La premier ha certamente dalla sua una carta forte, l’accordo effettivo di tutta la maggioranza su alcuni punti essenziali. Il primo è la missione di peacekeeping che l’asse anglo-francese insiste per organizzare, tanto che giovedì si vedranno a Londra i capi di Stato maggiore di tutti i Paesi “volenterosi” più quello italiano ma solo come osservatore.  I russi ripetono che una missione di pace del genere la considererebbero atto di guerra e quindi la accoglierebbero a fucilate. Macron e Starmer fanno finta di niente. L’Italia si è sfilata negando le sue truppe e su questo l’intesa nella destra è davvero perfetta. Anche sulla necessità di non litigare e meno che mai rompere con gli Usa di Trump l’armonia è effettiva e non posticcia. Tajani propone di organizzare un incontro del Quint Nato (Usa, Francia, Germania, Italia e Uk) in Italia e Salvini si frega le mani. Anche sul pacchetto di aiuti da 40 miliardi a Kiev proposto dall’Alta commissaria europea Kallas è proprio Tajani a frenare, non per questioni ideologiche ma con l’obbligo di arrivare al 2% del Pil in spese militari già concordato con la Nato quantomeno “bisogna approfondire”. Anche qui nessuna ombra sulla maggioranza e va da sé che ciò stempera la tensione.

In più la premier spera di concludere le trattative in corso con Washington per l’incontro tra lei e Trump prima del voto e un annuncio del genere spazzerebbe via ogni tensione almeno fino all’incontro. Però resta il Piano e l’unica sarà appunto un capolavoro di reticenza. Quella parola infausta la premier spera di non pronunciarla proprio. Parlerà di Difesa e di rafforzamento dell’esercito italiano anche in funzione anti migranti. Indicherà le infrastrutture come uno dei principali investimenti che a suo paere andranno finanziati con i famosi 800 miliardi. Raccoglierà le indicazioni di Giorgetti sulle modifiche da provare a introdurre nel finanziamento modellato da Ursula. Siccome il Plan è effettivamente vago, ancora tutto da definire in quelli che sono particolari solo di nome, robetta come il reperimento e la destinazioni del gruzzolo, Giorgia spera di avere gioco facile nell’evitare quella parola netta e conclusiva che costringerebbe la Lega al pollice verso.
La maggioranza probabilmente si salverà. La trasparenza della politica proprio no e sull’altra sponda, quella dell’opposizione, il quadro non è diverso.

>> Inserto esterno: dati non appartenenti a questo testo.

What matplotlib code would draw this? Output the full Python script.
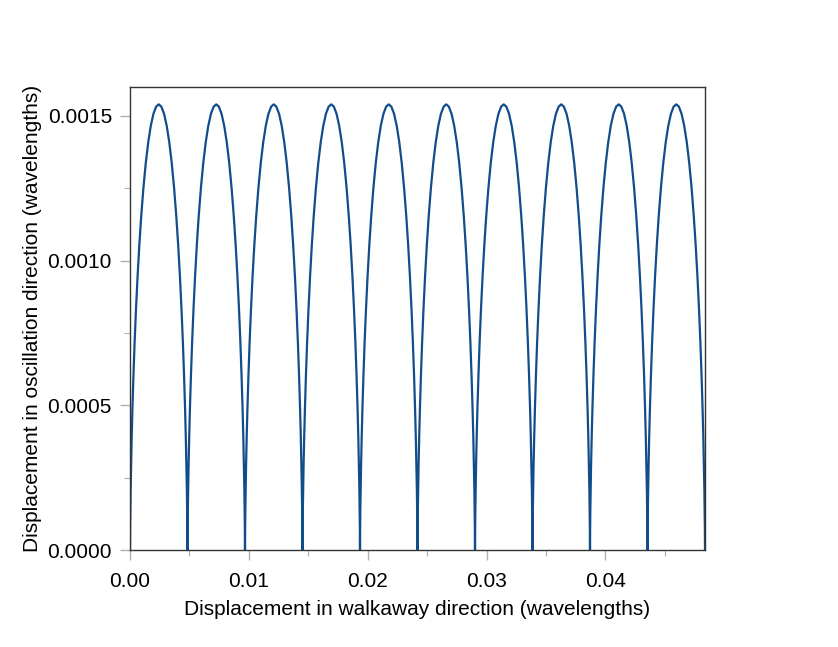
import matplotlib
matplotlib.use("Agg")
import matplotlib.pyplot as plt
import numpy as np
from matplotlib.ticker import MultipleLocator

# One half of an arch (offset from arch start, in wavelengths)
half_arch_x = [0.0, 0.43e-6, 3.45e-6, 11.6e-6, 27.2e-6, 52.6e-6, 89.8e-6, 140.6e-6,
               206.3e-6, 288.2e-6, 386.9e-6, 502.9e-6, 636.1e-6, 786.2e-6, 952.3e-6,
               1133.4e-6, 1327.9e-6, 1534.1e-6, 1749.9e-6, 1973.1e-6, 2201.3e-6, 2419.0e-6]
half_arch_y = [0.0, 8.65e-6, 34.4e-6, 76.7e-6, 134.5e-6, 206.6e-6, 291.4e-6, 386.9e-6,
               491.0e-6, 601.4e-6, 715.5e-6, 830.9e-6, 944.9e-6, 1055.0e-6, 1158.7e-6,
               1253.7e-6, 1337.8e-6, 1409.1e-6, 1466.1e-6, 1507.5e-6, 1532.3e-6, 1540.0e-6]
arch_width = 0.004838
arch_starts = [0.0, 0.004838, 0.009676, 0.014514, 0.019352, 0.02419,
               0.029028, 0.033866, 0.038704, 0.043542]

x_ticks = [0.00, 0.01, 0.02, 0.03, 0.04]
y_ticks = [0.0000, 0.0005, 0.0010, 0.0015]

hx = np.array(half_arch_x)
hy = np.array(half_arch_y)
arch_x = np.concatenate([hx, (arch_width - hx[::-1])[1:]])
arch_y = np.concatenate([hy, hy[::-1][1:]])
xs = np.concatenate([s + arch_x for s in arch_starts])
ys = np.concatenate([arch_y for _ in arch_starts])

plt.rcParams['font.family'] = ['Liberation Sans', 'DejaVu Sans']
fig = plt.figure(figsize=(8.38, 6.47), dpi=100)
ax = fig.add_axes([130/838, 1-550/647, (705-130)/838, (550-87)/647])
ax.plot(xs, ys, color='#124d8b', lw=1.6)
ax.set_xlim(0, arch_starts[-1] + arch_width)
ax.set_ylim(0, 0.0016)
ax.set_xticks(x_ticks)
ax.set_xticklabels([f"{v:.2f}" for v in x_ticks])
ax.set_yticks(y_ticks)
ax.set_yticklabels([f"{v:.4f}" for v in y_ticks])
ax.xaxis.set_minor_locator(MultipleLocator(0.005))
ax.yaxis.set_minor_locator(MultipleLocator(0.00025))
ax.tick_params(which='major', length=7, width=1, color='#b0b0b0', labelsize=15)
ax.tick_params(axis='x', which='major', pad=9)
ax.tick_params(axis='y', which='major', pad=6)
ax.tick_params(which='minor', length=4, width=0.8, color='#b0b0b0')
for s in ax.spines.values():
    s.set_color('#333333')
    s.set_linewidth(1.0)
ax.set_xlabel('Displacement in walkaway direction (wavelengths)', fontsize=15, labelpad=6)
ax.set_ylabel('Displacement in oscillation direction (wavelengths)', fontsize=15, labelpad=4)
fig.savefig('out.png', dpi=100)
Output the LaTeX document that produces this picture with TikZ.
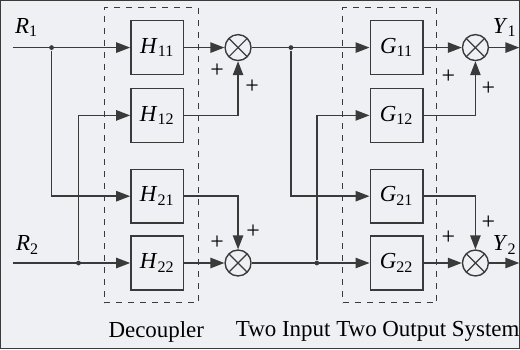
\documentclass[tikz,border=0pt]{standalone}
\usepackage{fontspec}
\setmainfont{Liberation Serif}
\usetikzlibrary{arrows.meta,positioning,fit}
\definecolor{linegray}{HTML}{3A3A3A}
\definecolor{paper}{HTML}{EEF0F4}
\newcommand{\blk}[2]{\textit{#1}\textsubscript{#2}}

\begin{document}
\begin{tikzpicture}[
    x=0.5pt, y=0.5pt,
    font=\fontsize{11.5}{14}\selectfont,
    every path/.style={draw=linegray, line width=0.7pt},
    block/.style={draw=linegray, line width=0.7pt, minimum width=26.5pt, minimum height=27pt, inner sep=0pt},
    sumnode/.style={circle, draw=linegray, line width=0.7pt, minimum size=13pt, inner sep=0pt,
        path picture={\draw[line width=0.6pt] (path picture bounding box.north west) -- (path picture bounding box.south east)
            (path picture bounding box.north east) -- (path picture bounding box.south west);}},
    group/.style={draw=linegray, dashed, line width=0.6pt, inner sep=0pt},
    dot/.style={circle, fill=linegray, draw=none, minimum size=2.4pt, inner sep=0pt},
    sign/.style={inner sep=0pt, font=\fontsize{12}{14}\selectfont},
    arrow/.style={-{Triangle[length=7pt,width=5.2pt]}}
]
\fill[paper, draw=none] (0,0) rectangle (520,-349);
\useasboundingbox (0,0) rectangle (520,-349);
% decoupler
\node[block] (H11) at (157,-47) {\blk{H}{11}};
\node[block] (H12) at (157,-115) {\blk{H}{12}};
\node[block] (H21) at (157,-196) {\blk{H}{21}};
\node[block] (H22) at (157,-263) {\blk{H}{22}};
\node[group, fit={(104,-7) (198,-303)}] (dec) {};
\node[sumnode] (s1) at (238,-47) {};
\node[sumnode] (s2) at (238,-263) {};
% plant
\node[block] (G11) at (397,-47) {\blk{G}{11}};
\node[block] (G12) at (397,-115) {\blk{G}{12}};
\node[block] (G21) at (397,-196) {\blk{G}{21}};
\node[block] (G22) at (397,-263) {\blk{G}{22}};
\node[group, fit={(343,-7) (437,-303)}] (sys) {};
\node[sumnode] (s3) at (476,-47) {};
\node[sumnode] (s4) at (476,-263) {};
% inputs, outputs, junctions
\coordinate (r1in) at (12,-47);
\coordinate (r2in) at (12,-263);
\coordinate (y1out) at (520,-47);
\coordinate (y2out) at (520,-263);
\node[dot] (j1) at (51,-47) {};
\node[dot] (j2) at (78,-263) {};
\node[dot] (j3) at (291,-47) {};
\node[dot] (j4) at (317,-263) {};
% labels
\node (r1) at (26,-27) {\blk{R}{1}};
\node (r2) at (27,-245) {\blk{R}{2}};
\node[anchor=east, inner xsep=1pt] (y1) at (520,-27) {\blk{Y}{1}};
\node[anchor=east, inner xsep=1pt] (y2) at (520,-245) {\blk{Y}{2}};
\node[sign] at (217,-70) {+};
\node[sign] at (252,-86) {+};
\node[sign] at (217,-243) {+};
\node[sign] at (253,-232) {+};
\node[sign] at (449,-76) {+};
\node[sign] at (489,-88) {+};
\node[sign] at (449,-238) {+};
\node[sign] at (489,-223) {+};
\node (declabel) at (156,-332) {Decoupler};
\node (syslabel) at (378,-332) {Two Input Two Output System};
% connections
\draw[arrow] (r1in) -- (H11);
\draw[arrow] (r2in) -- (H22);
\draw[arrow] (j1) |- (H21.west);
\draw[arrow] (j2) |- (H12.west);
\draw[arrow] (H11) -- (s1);
\draw[arrow] (H12.east) -| (s1.south);
\draw[arrow] (H21.east) -| (s2.north);
\draw[arrow] (H22) -- (s2);
\draw[arrow] (s1) -- (G11);
\draw[arrow] (s2) -- (G22);
\draw[arrow] (j3) |- (G21.west);
\draw[arrow] (j4) |- (G12.west);
\draw[arrow] (G11) -- (s3);
\draw[arrow] (G12.east) -| (s3.south);
\draw[arrow] (G21.east) -| (s4.north);
\draw[arrow] (G22) -- (s4);
\draw[arrow] (s3) -- (y1out);
\draw[arrow] (s4) -- (y2out);
\end{tikzpicture}
\end{document}
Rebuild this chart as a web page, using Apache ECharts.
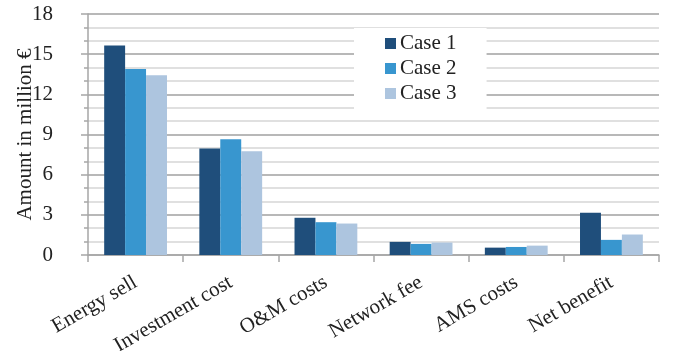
<!DOCTYPE html>
<html>
<head>
<meta charset="utf-8">
<script src="https://cdn.jsdelivr.net/npm/echarts@6/dist/echarts.min.js"></script>
<style>
  html, body { margin: 0; padding: 0; background: #ffffff; }
  #chart { width: 674px; height: 351px; }
</style>
</head>
<body>
<div id="chart"></div>
<script>
// Cost / benefit breakdown per case, in million euro
const categories = ['Energy sell', 'Investment cost', 'O&M costs', 'Network fee', 'AMS costs', 'Net benefit'];
const case1 = [15.65, 7.95, 2.78, 0.98, 0.55, 3.15];
const case2 = [13.9, 8.65, 2.45, 0.83, 0.6, 1.13];
const case3 = [13.43, 7.75, 2.35, 0.93, 0.7, 1.53];
const seriesNames = ['Case 1', 'Case 2', 'Case 3'];
const seriesColors = ['#1f4e7b', '#3896cf', '#adc5df'];

const serif = '"Liberation Serif", "DejaVu Serif", serif';
const axisGray = '#a6a6a6';

const chart = echarts.init(document.getElementById('chart'), null, { renderer: 'canvas' });

const values = [case1, case2, case3];

chart.setOption({
  animation: false,
  backgroundColor: '#ffffff',
  grid: { left: 88, right: 15, top: 14, bottom: 96, containLabel: false, outerBoundsMode: 'none' },
  legend: {
    orient: 'vertical',
    left: 354,
    top: 28,
    data: seriesNames,
    backgroundColor: '#ffffff',
    padding: [5, 30, 10, 31],
    itemGap: 4,
    itemWidth: 11,
    itemHeight: 11,
    icon: 'rect',
    textStyle: { fontFamily: serif, fontSize: 21, color: '#222222', padding: [0, 0, 0, -1] }
  },
  xAxis: [
    {
      type: 'category',
      data: categories,
      axisLine: { show: true, lineStyle: { color: axisGray, width: 1.5 } },
      axisTick: { show: true, length: 7, lineStyle: { color: axisGray, width: 1.5 } },
      axisLabel: {
        rotate: 30,
        margin: 26,
        fontFamily: serif,
        fontSize: 21,
        color: '#222222'
      },
      splitLine: { show: false }
    },
    {
      // short inward marks at each category centre
      type: 'category',
      data: categories,
      position: 'bottom',
      axisLine: { show: false },
      axisTick: { show: true, inside: true, alignWithLabel: true, length: 5, lineStyle: { color: axisGray, width: 1.5 } },
      axisLabel: { show: false },
      splitLine: { show: false }
    }
  ],
  yAxis: {
    type: 'value',
    min: 0,
    max: 18,
    interval: 3,
    name: 'Amount in million €',
    nameLocation: 'middle',
    nameGap: 52,
    nameMoveOverlap: false,
    nameTextStyle: { fontFamily: serif, fontSize: 21, color: '#222222' },
    axisLine: { show: true, lineStyle: { color: axisGray, width: 1.5 } },
    axisTick: { show: true, length: 7, lineStyle: { color: axisGray, width: 1.5 } },
    minorTick: { show: true, splitNumber: 3, length: 4, lineStyle: { color: axisGray, width: 1.5 } },
    axisLabel: { margin: 35, fontFamily: serif, fontSize: 21, color: '#222222' },
    splitLine: { show: true, lineStyle: { color: '#a0a0a0', width: 1.5 } },
    minorSplitLine: { show: true, lineStyle: { color: '#d6d6d6', width: 1.5 } }
  },
  series: seriesNames.map((name, i) => ({
    name: name,
    type: 'bar',
    xAxisIndex: 0,
    data: values[i],
    barGap: '0%',
    barCategoryGap: '34%',
    itemStyle: { color: seriesColors[i] },
    z: 3
  }))
});
</script>
</body>
</html>
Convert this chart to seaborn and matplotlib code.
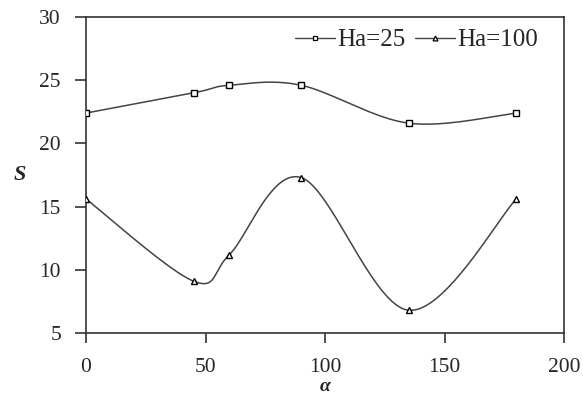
import numpy as np
import pandas as pd
import matplotlib
matplotlib.use("Agg")
import matplotlib.pyplot as plt
from matplotlib.lines import Line2D
import seaborn as sns

alpha = [0, 45, 60, 90, 135, 180]
s_ha25 = [22.4, 24.0, 24.6, 24.6, 21.6, 22.4]
s_ha100 = [15.6, 9.1, 11.2, 17.3, 6.8, 15.6]
labels = ["Ha=25", "Ha=100"]
x_ticks = [0, 50, 100, 150, 200]
y_ticks = [5, 10, 15, 20, 25, 30]


def smooth(xs, ys, n=40):
    # Bezier smoothing through the data points (Catmull-Rom style, like Excel's smoothed line)
    P = np.column_stack([xs, ys]).astype(float)
    Pe = np.vstack([P[0], P, P[-1]])
    out = []
    t = np.linspace(0, 1, n)[:, None]
    for i in range(len(P) - 1):
        p0, p3 = Pe[i + 1], Pe[i + 2]
        c1 = p0 + (Pe[i + 2] - Pe[i]) / 6.0
        c2 = p3 - (Pe[i + 3] - Pe[i + 1]) / 6.0
        seg = ((1 - t) ** 3) * p0 + 3 * ((1 - t) ** 2) * t * c1 + 3 * (1 - t) * t ** 2 * c2 + t ** 3 * p3
        out.append(seg if i == 0 else seg[1:])
    return np.vstack(out)


sns.set_theme(style="white")
plt.rcParams["font.family"] = ["Liberation Serif", "DejaVu Serif"]

fig = plt.figure(figsize=(5.83, 3.98), dpi=100)
ax = fig.add_axes([0.1475, 0.1633, 0.82, 0.794])

line_col = "#444444"
markers = ["s", "^"]
msizes = [4.5, 4.5]
for lab, ys, mk, ms in zip(labels, [s_ha25, s_ha100], markers, msizes):
    c = smooth(alpha, ys)
    df = pd.DataFrame({"x": c[:, 0], "y": c[:, 1]})
    sns.lineplot(data=df, x="x", y="y", sort=False, ax=ax, color=line_col, linewidth=1.1, estimator=None)
    ax.plot(alpha, ys, linestyle="none", marker=mk, markersize=ms, markerfacecolor="white",
            markeredgecolor="black", markeredgewidth=1.0, zorder=5)

ax.set_xlim(0, 200)
ax.set_ylim(5, 30)
ax.set_xticks(x_ticks)
ax.set_yticks(y_ticks)
ax.tick_params(axis="x", direction="out", length=7, width=1.2, color="#333333", pad=11, labelsize=15.5)
ax.tick_params(axis="y", direction="out", length=8, width=1.2, color="#333333", pad=10, labelsize=15.5)
ax.xaxis.set_ticks_position("bottom")
ax.yaxis.set_ticks_position("left")
for sp in ax.spines.values():
    sp.set_visible(True)
    sp.set_color("#333333")
    sp.set_linewidth(1.2)

ax.set_xlabel("α", fontsize=14, fontweight="bold", fontstyle="italic", va="center")
ax.xaxis.set_label_coords(0.5, -0.168)
ax.set_ylabel("S", fontsize=16, fontweight="bold", fontstyle="italic", rotation=0, labelpad=14, va="center")

handles = [Line2D([], [], color=line_col, linewidth=1.0, marker=m, markersize=3.5, markerfacecolor="white",
                  markeredgecolor="black", markeredgewidth=0.9) for m in markers]
ax.legend(handles, labels, loc="center right", bbox_to_anchor=(0.945, 0.927), ncol=2, frameon=False,
          fontsize=18, handlelength=1.6, handletextpad=0.1, columnspacing=0.35, borderpad=0, borderaxespad=0)

fig.savefig("out.png", dpi=100)
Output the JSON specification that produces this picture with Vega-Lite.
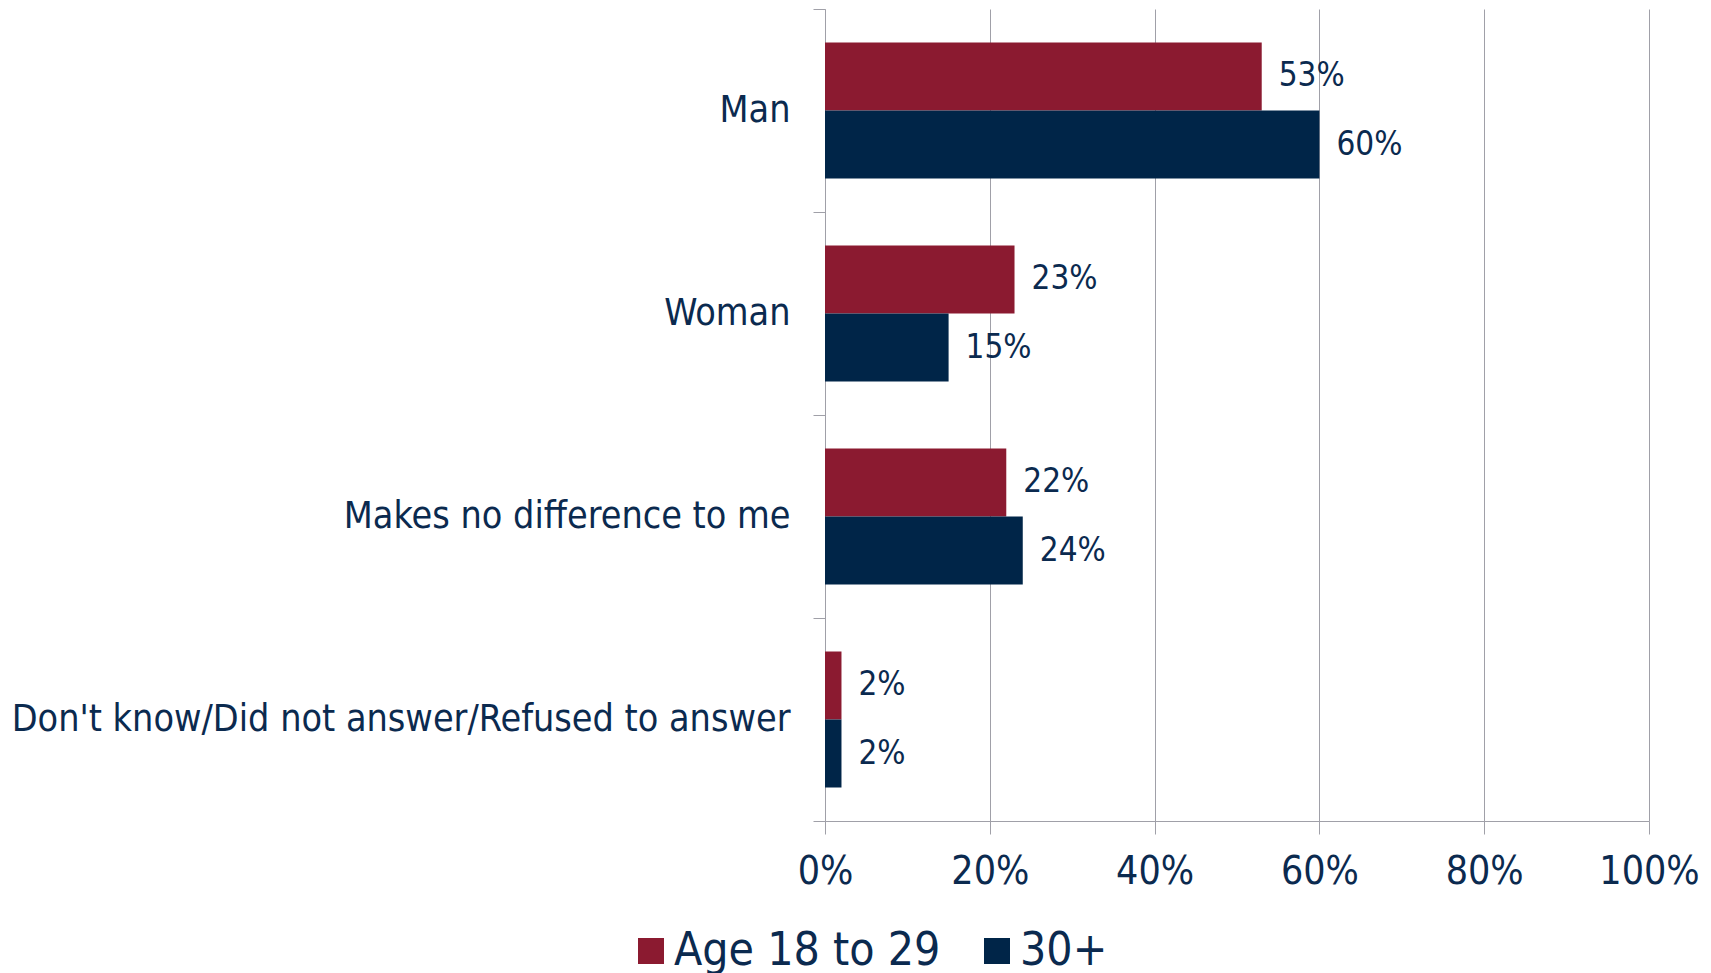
{
  "$schema": "https://vega.github.io/schema/vega-lite/v6.json",
  "width": 824,
  "height": 812,
  "autosize": "none",
  "padding": {"left": 825, "top": 9, "right": 62, "bottom": 152},
  "background": "white",
  "config": {"view": {"stroke": null}},
  "data": {
    "values": [
      {"answer": "Man", "group": "Age 18 to 29", "value": 0.53},
      {"answer": "Man", "group": "30+", "value": 0.60},
      {"answer": "Woman", "group": "Age 18 to 29", "value": 0.23},
      {"answer": "Woman", "group": "30+", "value": 0.15},
      {"answer": "Makes no difference to me", "group": "Age 18 to 29", "value": 0.22},
      {"answer": "Makes no difference to me", "group": "30+", "value": 0.24},
      {"answer": "Don't know/Did not answer/Refused to answer", "group": "Age 18 to 29", "value": 0.02},
      {"answer": "Don't know/Did not answer/Refused to answer", "group": "30+", "value": 0.02}
    ]
  },
  "encoding": {
    "y": {
      "field": "answer",
      "type": "nominal",
      "sort": ["Man", "Woman", "Makes no difference to me", "Don't know/Did not answer/Refused to answer"],
      "scale": {"paddingInner": 0, "paddingOuter": 0},
      "axis": {
        "title": null,
        "domainColor": "#A0A0A8",
        "tickColor": "#A0A0A8",
        "tickSize": 12,
        "tickBand": "extent",
        "labelPadding": 23,
        "labelFont": "DejaVu Sans Condensed",
        "labelFontSize": 37.4,
        "labelColor": "#0B2A4F",
        "labelLimit": 1000,
        "grid": false
      }
    },
    "yOffset": {
      "field": "group",
      "sort": ["Age 18 to 29", "30+"],
      "scale": {"paddingInner": 0, "paddingOuter": 0.4926}
    },
    "x": {
      "field": "value",
      "type": "quantitative",
      "scale": {"domain": [0, 1]},
      "axis": {
        "title": null,
        "values": [0, 0.2, 0.4, 0.6, 0.8, 1],
        "format": ".0%",
        "grid": true,
        "gridColor": "#A0A0A8",
        "domainColor": "#A0A0A8",
        "tickColor": "#A0A0A8",
        "tickSize": 13,
        "labelPadding": 18,
        "labelFont": "DejaVu Sans Condensed",
        "labelFontSize": 39,
        "labelColor": "#0B2A4F",
        "labelFlush": false
      }
    }
  },
  "layer": [
    {
      "mark": {"type": "bar"},
      "encoding": {
        "color": {
          "field": "group",
          "type": "nominal",
          "sort": ["Age 18 to 29", "30+"],
          "scale": {"domain": ["Age 18 to 29", "30+"], "range": ["#8B1A30", "#002548"]},
          "legend": {
            "title": null,
            "orient": "none",
            "direction": "horizontal",
            "legendX": -197,
            "legendY": 919,
            "symbolType": "square",
            "symbolSize": 676,
            "symbolStrokeWidth": 0,
            "symbolOpacity": 1,
            "labelFont": "DejaVu Sans Condensed",
            "labelFontSize": 46,
            "labelColor": "#0B2A4F",
            "labelOffset": 0,
            "columnPadding": 33,
            "labelLimit": 1000
          }
        }
      }
    },
    {
      "mark": {"type": "text", "align": "left", "baseline": "middle", "dx": 17, "font": "DejaVu Sans Condensed", "fontSize": 33, "color": "#0B2A4F"},
      "encoding": {
        "text": {"field": "value", "type": "quantitative", "format": ".0%"}
      }
    }
  ]
}
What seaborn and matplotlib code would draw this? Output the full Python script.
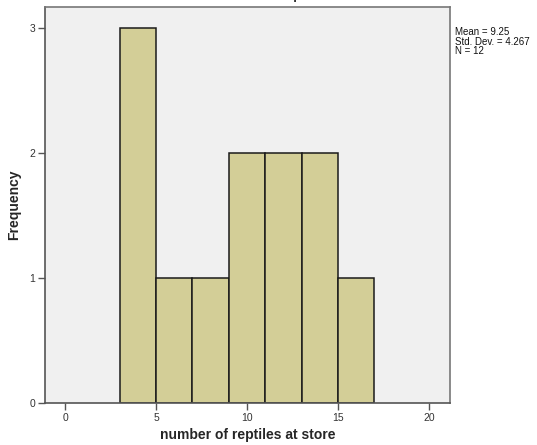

I 5S presenteranno la loro risoluzione contraria al ReArm che però oggi non dovrebbe essere votata a palazzo Madama perché al Senato l’approvazione della mozione di maggioranza farebbe cadere tutte le altre. Non così alla Camera. Lì la mozione verrà messa ai voti per parti separate in modo da poter essere almeno parzialmente votata anche dal Pd. Avs si dovrebbe comportare allo stesso modo. E il Pd? Elly si muove come Giorgia. Punta a un testo tanto ambiguo da poter essere approvato sia da chi a Strasburgo si è astenuto sul ReArm, ma avrebbe tanto voluto bocciarlo apertamente, sia da chi lo ha approvato. Punta a sfruttare l’effetto piazza del Popolo, quella in cui sabato scorso si sono trovati affratellati dagli slogan europeisti i più convinti sostenitori del riarmo e i suoi nemici più determinati.

Se è riuscita in piazza, perché non anche in Parlamento? A quadrare il cerchio ci ha provato il responsabile degli Esteri Provenzano, poi ha portato il frutto della sua fatica a un vertice con la segretaria e i capigruppo. Stamattina vaglieranno la risoluzione i gruppi parlamentari congiunti. L’intenzione è uscire dal voto vantando la ritrovata unità. Ma con i pasdaran schleiniani che invece vorrebbero forzare e i riformisti che giurano di non poter tradire il voto di Strasburgo il rischio che il tavolo salti e il partito si spacchi di nuovo è inevitabile.